Condemning Wits anti-Semitism isn’t enough – there must be consequences

The response to the open display of anti-Semitism at Wits on Thursday severely lacked conviction.

Student groups condemn goose-step, Hitler salute at Wits

While the Wits Palestine Solidarity Committee (PSC), Amnesty International Wits, and the Wits Muslim Students’ Association (MSA) released a joint statement “unequivocally and unconditionally” condemning the incident – this is not enough. Even the promise of hauling the student in front of an MSA disciplinary committee next week is not enough. And the fact that they’re only “considering” opening a case against him to the Human Rights Commission is honestly a bloody joke.

What exactly is there to “consider”?

The person in question openly and unashamedly imitated a Nazi in the presence of numerous Jewish people. And we must emphasise the “open and unashamedly” part because it’s not like he was trying to hide anything. The act was seemingly casual enough for him that he felt it okay without fear of possible consequence.

This needs to be reflected upon. It means that on some level he either didn’t care, was utterly ignorant of or purposely decided to use a history of genocide and ethnic cleansing to throw in people’s faces.

People stand against Zionism because it systematically oppresses, marginalises and violently dehumanises a nation of people. South Africans stand in solidarity with this because of how intimately we understand these injustices. We know colonialism, we know racial profiling, we’ve lived apartheid; we still bear the brunt of their legacies today.

Trivialising the very same kind of atrocities we claim to be fighting against calls into question what our real issue with Israeli apartheid is. Is it the fact that oppression itself is categorically wrong – or does whom the oppression is directed at affect our interest in it?

We need to check ourselves.

And if one person felt okay with doing this, there are no doubt others. Thus, there must be consequences – an example needs to be made.

It is, of course, unclear whether the person in question is representative of the vast majority of anti-Zionists. He was part of the MSA (it has since revoked his membership), but it would also be fallacious to assume he speaks for the organisation.

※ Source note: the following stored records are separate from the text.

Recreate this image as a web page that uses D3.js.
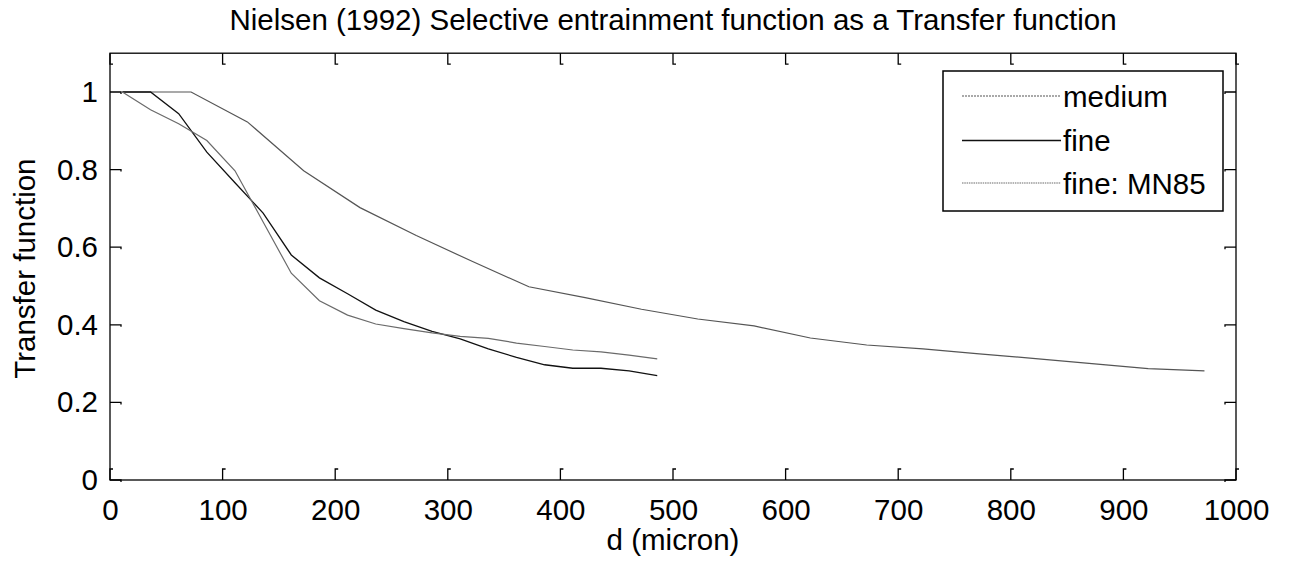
<!DOCTYPE html>
<html>
<head>
<meta charset="utf-8">
<script src="https://cdn.jsdelivr.net/npm/d3@7"></script>
<style>
  html, body { margin: 0; padding: 0; background: #fff; }
  text { font-family: Arial, "Liberation Sans", sans-serif; fill: #000; }
</style>
</head>
<body>
<svg id="chart" width="1289" height="565"></svg>
<script>
// ---- data ----
const mediumD = [11, 22, 72, 122, 172, 222, 272, 322, 372, 422, 472, 522, 572, 622, 672, 722, 772, 822, 872, 922, 972];
const mediumT = [1, 1, 1, 0.923, 0.797, 0.702, 0.630, 0.563, 0.498, 0.470, 0.440, 0.415, 0.397, 0.366, 0.348, 0.338, 0.325, 0.313, 0.300, 0.287, 0.281];
const fineD = [11, 36, 61, 86, 111, 136, 161, 186, 211, 236, 261, 286, 311, 336, 361, 386, 411, 436, 461, 486];
const fineT = [1, 1, 0.944, 0.845, 0.766, 0.688, 0.580, 0.521, 0.480, 0.438, 0.408, 0.383, 0.364, 0.338, 0.316, 0.297, 0.288, 0.288, 0.281, 0.269];
const mn85T = [1, 0.954, 0.918, 0.875, 0.797, 0.665, 0.533, 0.462, 0.425, 0.402, 0.390, 0.379, 0.370, 0.365, 0.353, 0.344, 0.335, 0.330, 0.322, 0.312];
const xTicks = [0, 100, 200, 300, 400, 500, 600, 700, 800, 900, 1000];
const yTicks = [0, 0.2, 0.4, 0.6, 0.8, 1];
const seriesNames = ["medium", "fine", "fine: MN85"];
const titleText = "Nielsen (1992) Selective entrainment function as a Transfer function";
const xLabel = "d (micron)";
const yLabel = "Transfer function";

// ---- layout ----
const L = 110, R = 1236, T = 53.2, B = 480;
const FS = 29.5;
const svg = d3.select("#chart");
const x = d3.scaleLinear().domain([0, 1000]).range([L, R]);
const y = d3.scaleLinear().domain([0, 1.1]).range([B, T]);

const series = [
  { name: seriesNames[0], pts: mediumD.map((d, i) => [d, mediumT[i]]), color: "#555", width: 1.2, dash: "2,1" },
  { name: seriesNames[1], pts: fineD.map((d, i) => [d, fineT[i]]), color: "#111", width: 1.3, dash: null },
  { name: seriesNames[2], pts: fineD.map((d, i) => [d, mn85T[i]]), color: "#6a6a6a", width: 1.2, dash: "1.5,0.8" }
];

const line = d3.line().x(d => x(d[0])).y(d => y(d[1]));

// lines
series.forEach(s => {
  svg.append("path")
    .attr("d", line(s.pts))
    .attr("fill", "none")
    .attr("stroke", s.color)
    .attr("stroke-width", s.width);
});

// axes via d3 axis for labels
const xAxis = d3.axisBottom(x).tickValues(xTicks).tickSize(0).tickPadding(19).tickFormat(d3.format("d"));
const gx = svg.append("g").attr("transform", `translate(0,${B})`).call(xAxis);
gx.select(".domain").remove();
gx.selectAll("text").attr("font-size", FS).attr("font-family", "Arial, 'Liberation Sans', sans-serif").attr("fill", "#000");

const yAxis = d3.axisLeft(y).tickValues(yTicks).tickSize(0).tickPadding(12).tickFormat(d => d === 0 ? "0" : d === 1 ? "1" : d3.format(".1f")(d));
const gy = svg.append("g").attr("transform", `translate(${L},0)`).call(yAxis);
gy.select(".domain").remove();
gy.selectAll("text").attr("font-size", FS).attr("font-family", "Arial, 'Liberation Sans', sans-serif").attr("fill", "#000");

// box
svg.append("rect").attr("x", L).attr("y", T).attr("width", R - L).attr("height", B - T)
  .attr("fill", "none").attr("stroke", "#000").attr("stroke-width", 1.3);

// tick marks (MATLAB-style inward with little hooks)
const tk = 11, hk = 3;
const tickG = svg.append("g").attr("fill", "none").attr("stroke", "#000").attr("stroke-width", 1.3);
xTicks.forEach(v => {
  const px = x(v);
  tickG.append("path").attr("d", `M${px},${B}V${B - tk}h${hk}`);
  tickG.append("path").attr("d", `M${px},${T}V${T + tk}h${hk}`);
});
yTicks.forEach(v => {
  const py = y(v);
  tickG.append("path").attr("d", `M${L},${py}H${L + tk}v${2}`);
  tickG.append("path").attr("d", `M${R},${py}H${R - tk}v${2}`);
});

// title & labels
svg.append("text").attr("x", (L + R) / 2).attr("y", 30).attr("text-anchor", "middle")
  .attr("font-size", FS).text(titleText);
svg.append("text").attr("x", (L + R) / 2).attr("y", 550).attr("text-anchor", "middle")
  .attr("font-size", FS).text(xLabel);
svg.append("text").attr("transform", `translate(35,${(T + B) / 2 + 2}) rotate(-90)`).attr("text-anchor", "middle")
  .attr("font-size", FS).text(yLabel);

// legend
const lg = svg.append("g");
lg.append("rect").attr("x", 943).attr("y", 71).attr("width", 280).attr("height", 140)
  .attr("fill", "#fff").attr("stroke", "#000").attr("stroke-width", 1.5);
const legY = [96, 140.5, 183];
series.forEach((s, i) => {
  lg.append("line").attr("x1", 962).attr("x2", 1061).attr("y1", legY[i]).attr("y2", legY[i])
    .attr("stroke", s.color).attr("stroke-width", s.width)
    .attr("stroke-dasharray", s.dash);
  lg.append("text").attr("x", 1063).attr("y", legY[i] + 10.5).attr("font-size", FS).text(s.name);
});
</script>
</body>
</html>
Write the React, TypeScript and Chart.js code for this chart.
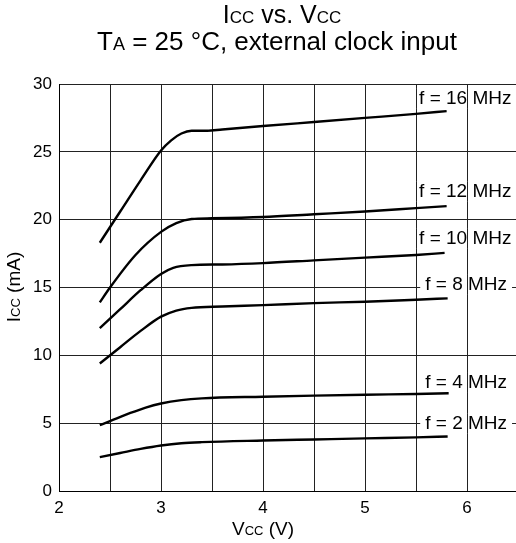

Irrespective of this, if the parties and groups fighting against Israeli apartheid intend to stand by the integrity of their cause, they should see to it that this scourge of hypocritical bigotry is dealt with with the utmost impunity.

Academic Vashna Jagarnath says anti-Semitic acts play into the hands of Zionists. “The repeated anti-Semitic acts during and around their [BDS-SA’s] campaigns are both disgusting in themselves and … a gift to the Zionist forces,” because it opens doors to and enables an argument of anti-Zionism being anti-Jewish.

When Frantz Fanon spoke of decolonisation, he meant more than just our understanding of racism.

“Anti-Semitism hits me on the head: I am enraged, I am bled white by an appalling battle, I am deprived of the possibility of being man. I cannot disassociate myself from the future that is proposed for my brother,” he said.

This is Penny Sparrow. It is queer discrimination. It is equating “terrorism” with Islam. It is blackface. It is calling people “makwerekwere”. It is a single representation of how easily we harm each other. And ALL of it is unacceptable.